The deaths acknowledged by official or semi-official Iranian media have been in the small western cities of Lordegan and Kuhdasht.

Hengaw also reported that a man was killed in Fars province in central Iran, though state news sites denied this.

Rights groups and social media posts reported protests in a number of cities late on Friday.

Reuters could not verify all the reports of unrest, arrests or deaths.

Trump spoke a few days after he met Israeli Prime Minister Benjamin Netanyahu, a longtime advocate of military action against Iran, and warned of fresh strikes if Tehran resumed nuclear or ballistic work.

This grab taken on January 2, 2026, from UGC images posted on social media on December 31, 2025, shows protestors attacking a government building in Fasa, in southern Iran on December 31, amidst spontaneous nationwide protests driven by dissatisfaction at the country’s economic stagnation.

Iran’s biggest protests in three years over economic hardship have turned violent across several provinces, leaving multiple people dead.
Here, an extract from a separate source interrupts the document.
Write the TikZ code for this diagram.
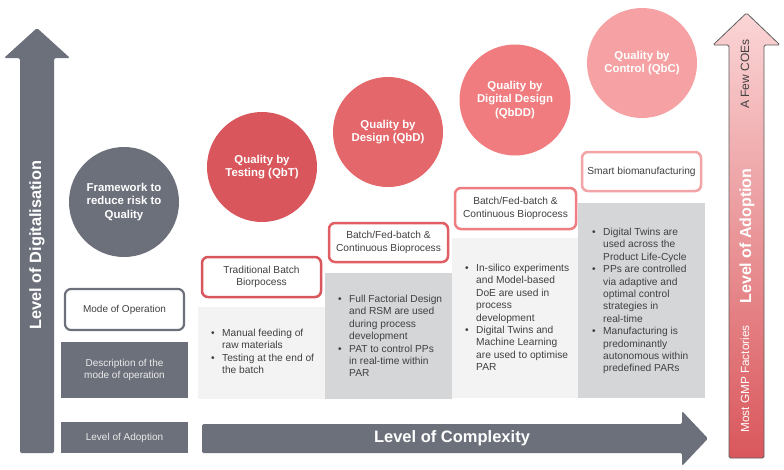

Pictured: Shopkeepers and traders protest in the street against the economic conditions and Iran’s embattled currency in Tehran on December 29, 2025.

The Israeli and US strikes in June last year have cranked up the pressure on Iranian authorities, as have the ousting of Syria’s Bashar al-Assad, a close Tehran ally, and the Israeli pounding of its main regional partner, Lebanon’s Hezbollah.

Iran continues to support groups in Iraq that have previously fired rockets at US forces in the country, as well as the Houthi group that controls much of northern Yemen. ‘American people should know that Trump started the adventurism.

They ought to watch over their soldiers,’ said Larijani, the head of Iran’s National Security Council and a top adviser to Supreme Leader Ayatollah Ali Khamenei.

During the latest unrest, Iran’s elected President Masoud Pezeshkian has struck a conciliatory tone, pledging dialogue with protest leaders over the cost-of-living crisis, even as rights groups said security forces had fired on demonstrators.

Speaking on Thursday, before Trump threatened US action, Pezeshkian acknowledged that failings by the authorities were behind the crisis.